Is your life being drained by a crazymaker?
I am a great fan of Audrey Hepburn, as an actress (I can watch the Nun’s Story on loop), a humanitarian and although I never met her she seemed a jolly decent person. But I absolutely disagree with one of her more famous quotes.
“People, even more than things, have to be restored, renewed, revived, reclaimed, and redeemed; never throw out anyone.”
Few of us go out of our way to remove people from our lives. It is never easy, however much somebody may have hurt you or abused your trust, if you cared about them enough to let them into your life it is going to be painful to extract them.
However, it is not these people, the hurters/abusers/deceivers that I am addressing. They are easily identified and however painful it may be to let them go you will undoubtably have plenty of support in so doing.
No, today I want to introduce you to the crazymaker. I first came across the term when I was reading The Artist’s Way by Julia Cameron. I have seen the term used countless times since but I think she is probably credited with the definition so it is her’s I will use.
A crazymaker is like the eye in the middle of a storm, they stand at the centre and everybody flies around them, the chorus and supporting cast to their Diva. They feed on the energy of the people around them, but what makes them so clever is that somehow they manage to make you feel as if they are the ones supporting you.
How do you spot a crazymaker?
Crazymakers break deals and destroy schedules: They are the ones who agree to come on holiday with you and at the last minute change their arrival time and you have to drive back to the airport two days later to pick them up. They are the ones who book the tickets for the theatre and surprise you with an upgrade to the stalls but still expect you to pay for the excess.

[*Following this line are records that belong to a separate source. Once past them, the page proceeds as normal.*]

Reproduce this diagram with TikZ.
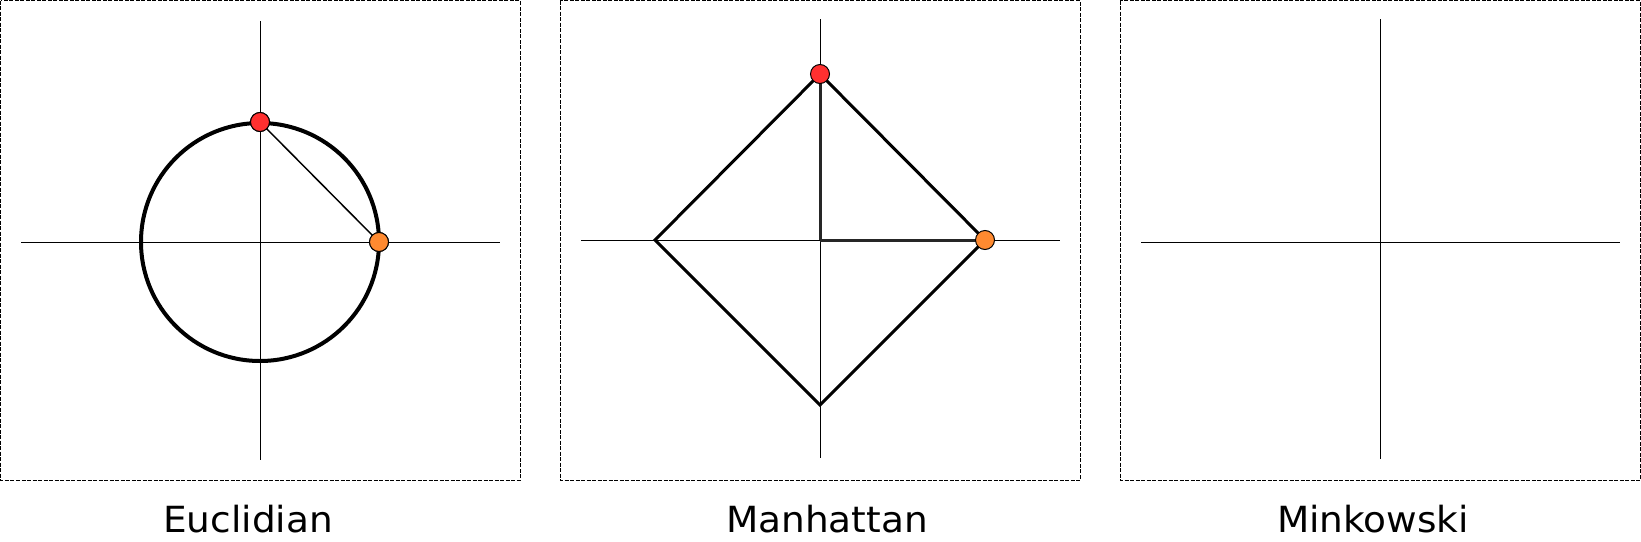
\documentclass[tikz,border=0pt]{standalone}
\usepackage{fontspec}
\setmainfont{DejaVu Sans}[FakeStretch=1.04]
\definecolor{dotred}{HTML}{FF3030}
\definecolor{dotorange}{HTML}{FF8A30}
\tikzset{
  panel/.style={draw=black, line width=0.8pt, dash pattern=on 4pt off 1.5pt},
  axis/.style={draw=black, line width=1pt},
  curve/.style={draw=black, line width=4pt},
  diam/.style={draw=black, line width=3pt, line join=miter},
  leg/.style={draw=black!85, line width=3pt},
  chord/.style={draw=black, line width=1.5pt},
  dot/.style={circle, draw=black, line width=1pt, inner sep=0pt, minimum size=19pt},
  lbl/.style={font=\fontsize{36}{40}\selectfont, anchor=base, inner sep=0pt, text depth=0pt}
}
\begin{document}
\begin{tikzpicture}[x=1pt,y=-1pt]
\useasboundingbox (0,0) rectangle (1641,541);
% frames
\draw[panel] (0.5,0.5) rectangle (520,480);
\draw[panel] (560,0.5) rectangle (1080,480);
\draw[panel] (1120,0.5) rectangle (1640,480);
% Euclidian
\coordinate (e1l) at (21,242); \coordinate (e1r) at (500,242);
\coordinate (e1t) at (260,21); \coordinate (e1b) at (260,460);
\draw[axis] (e1l) -- (e1r); \draw[axis] (e1t) -- (e1b);
\draw[curve] (260,242) circle[radius=119];
\node[dot, fill=dotred] (ered) at (260,122) {};
\node[dot, fill=dotorange] (eorange) at (379,242) {};
\draw[chord] (ered.center) -- (eorange.center);
\node[dot, fill=dotred] at (ered) {};
\node[dot, fill=dotorange] at (eorange) {};
% Manhattan
\coordinate (m1l) at (581,240); \coordinate (m1r) at (1060,240);
\coordinate (m1t) at (820,19); \coordinate (m1b) at (820,458);
\coordinate (mc) at (820,240);
\draw[axis] (m1l) -- (m1r); \draw[axis] (m1t) -- (m1b);
\coordinate (mtop) at (820,74); \coordinate (mright) at (985,240);
\coordinate (mbot) at (820,405); \coordinate (mleft) at (655,240);
\draw[leg] (mc) -- (mtop); \draw[leg] (mc) -- (mright);
\draw[diam] (mtop) -- (mright) -- (mbot) -- (mleft) -- cycle;
\node[dot, fill=dotred] (mred) at (mtop) {};
\node[dot, fill=dotorange] (morange) at (mright) {};
% Minkowski
\coordinate (k1l) at (1141,242); \coordinate (k1r) at (1620,242);
\coordinate (k1t) at (1380,19); \coordinate (k1b) at (1380,459);
\draw[axis] (k1l) -- (k1r); \draw[axis] (k1t) -- (k1b);
% labels
\node[lbl] (le) at (248,532) {Euclidian};
\node[lbl] (lm) at (827,532) {Manhattan};
\node[lbl] (lk) at (1373,532) {Minkowski};
\end{tikzpicture}
\end{document}
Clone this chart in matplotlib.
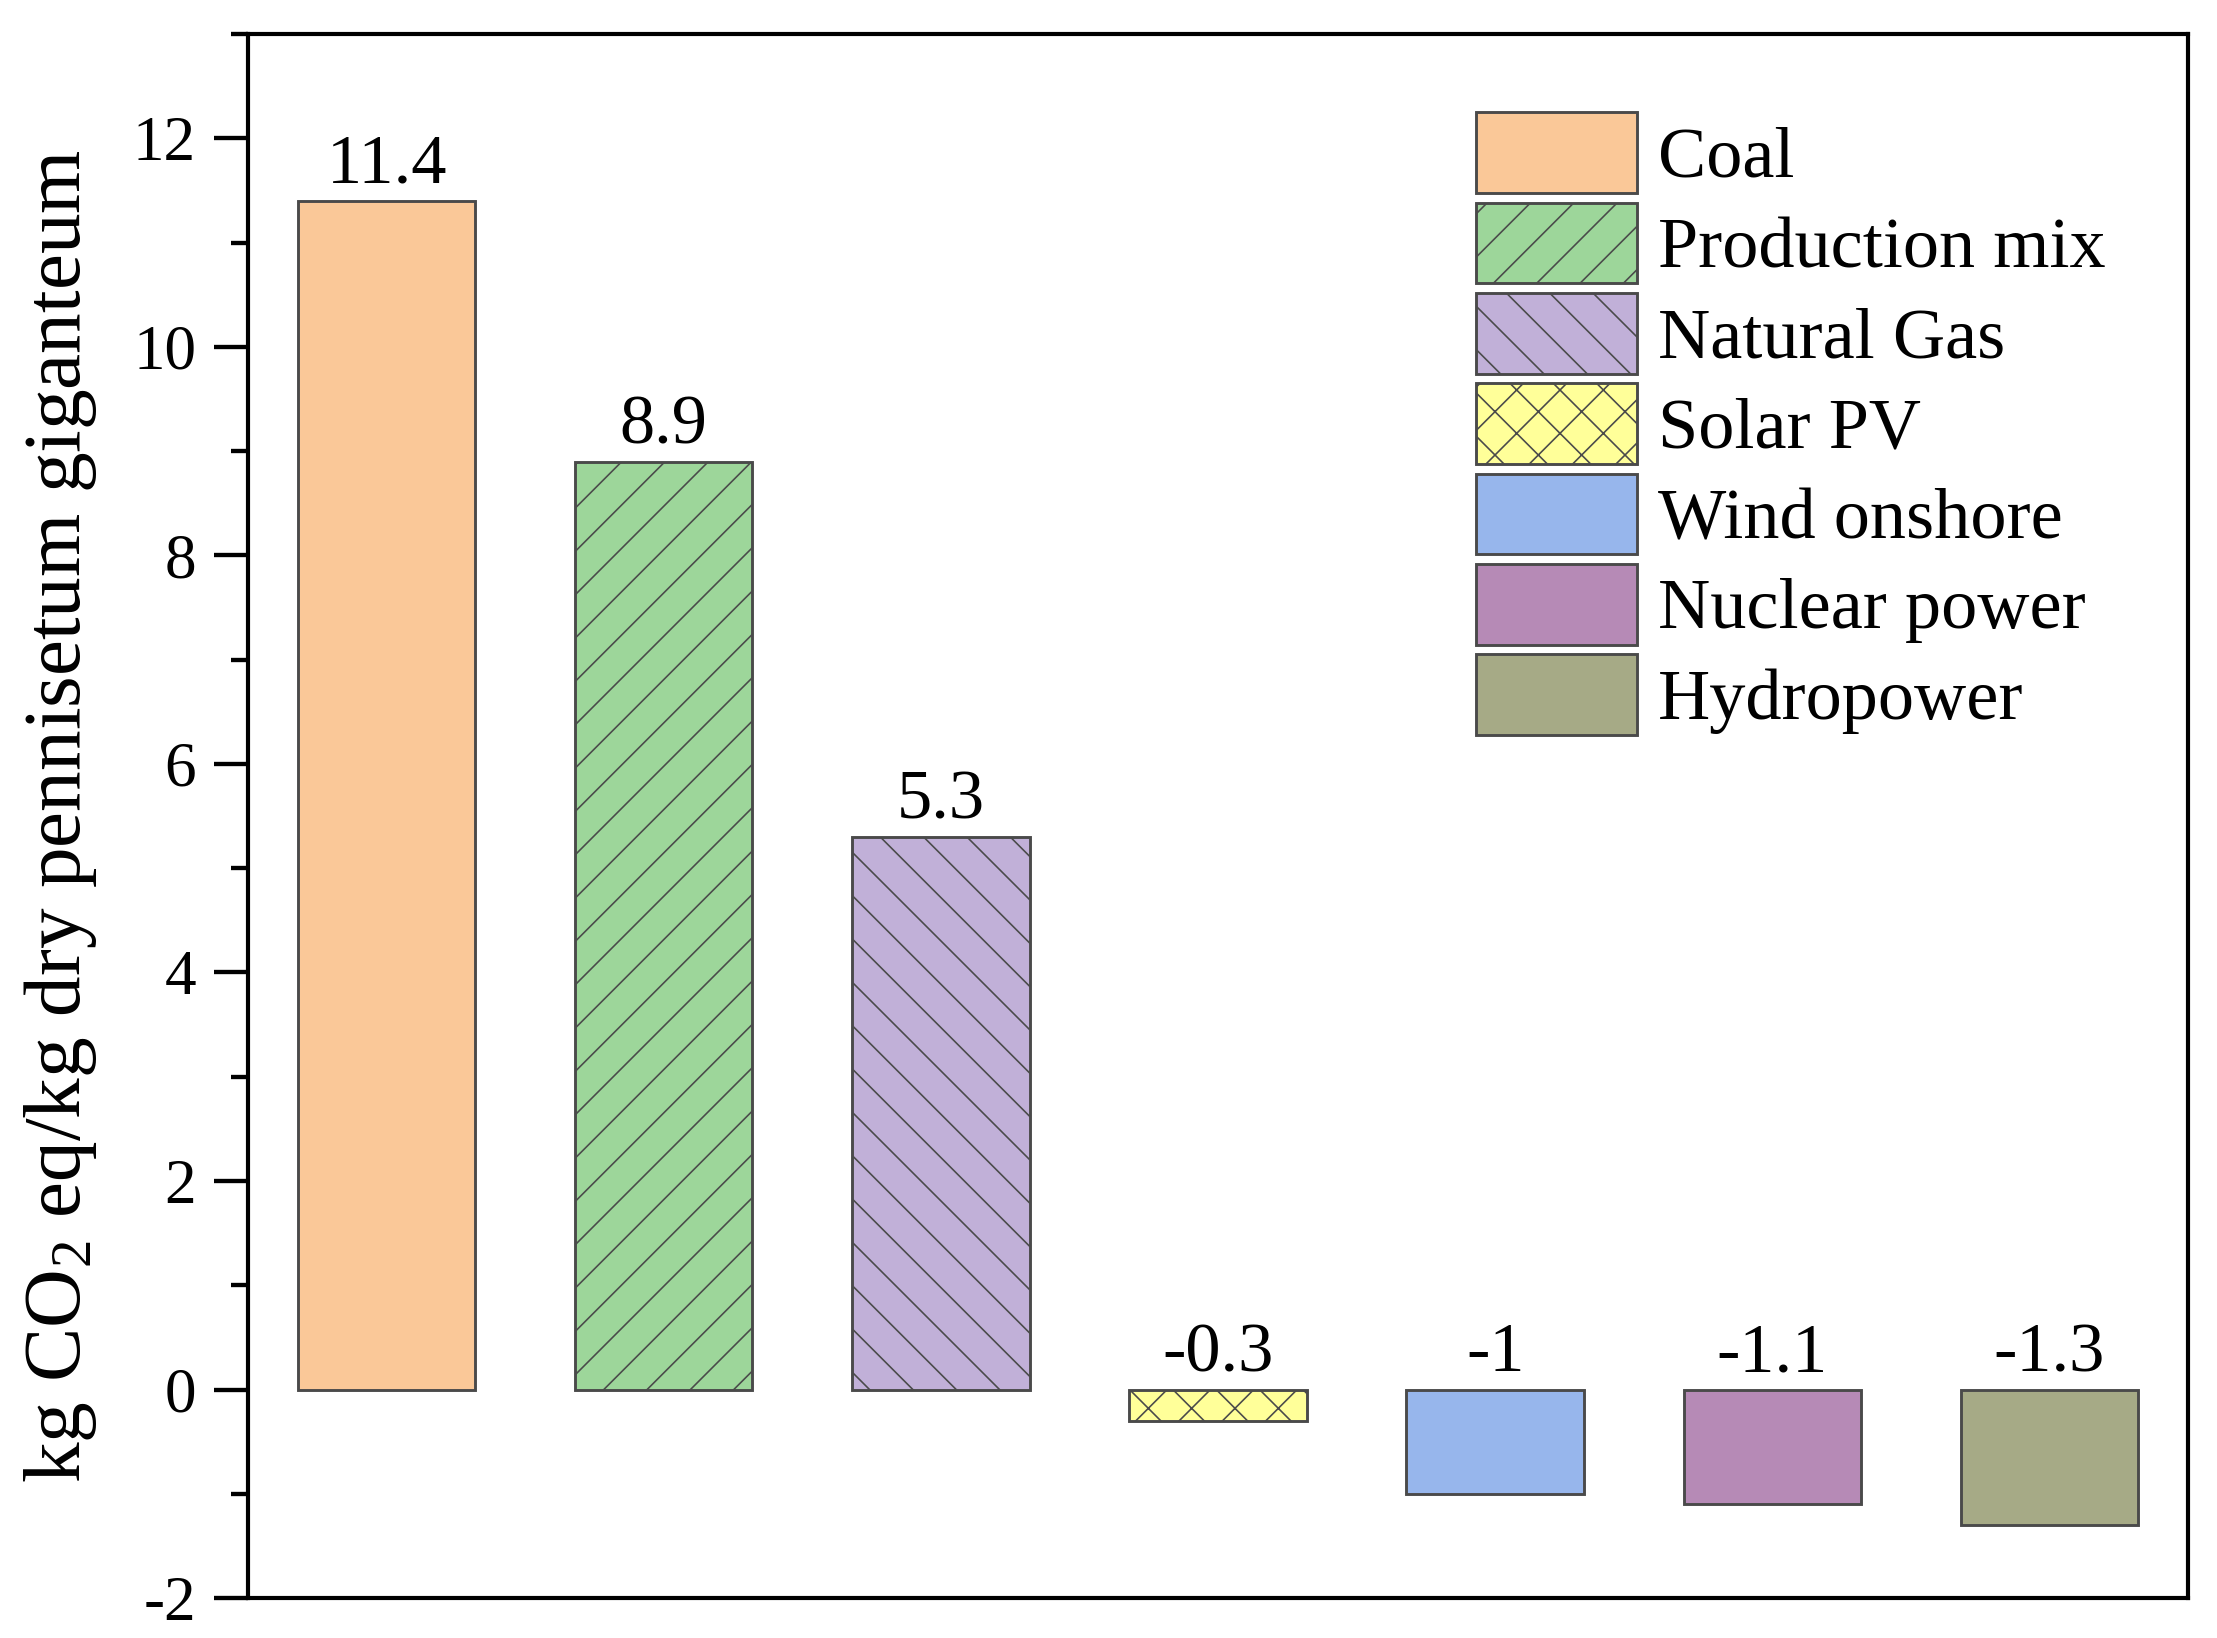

Crazymakers expect special treatment: They are the ones who say, “I don’t want to be a bother but…..” and then comes the long list of requirements that put you out. The special ingredients in a meal, the ailments that appear just when you are about to achieve something important and so distract from you back towards them.
Crazymakers discount your reality: Their time is paramount yours is not. They are the ones who drop by unexpectedly because they are free. They are the ones who assume that as you work from home you are available 24/7.
Crazymakers spend your time and money: They are the ones who never have the change for the parking, or the “quick coffee” (which takes your time as well). They are the ones who say “if you are in town then could you pick me up at 6?”, when they know full well you finish at 5.00 and will have to hang around, “it’s only an hour – you could have some me time and grab a coffee” they say with a smile on their face.
Crazymakers triangulate those whom they deal with: The crazymaker needs your energy in order to thrive. They throw you off kilter emotionally with little asides and insinuations, often followed up with “but of course I know it’s not true” because of course they are on your side ….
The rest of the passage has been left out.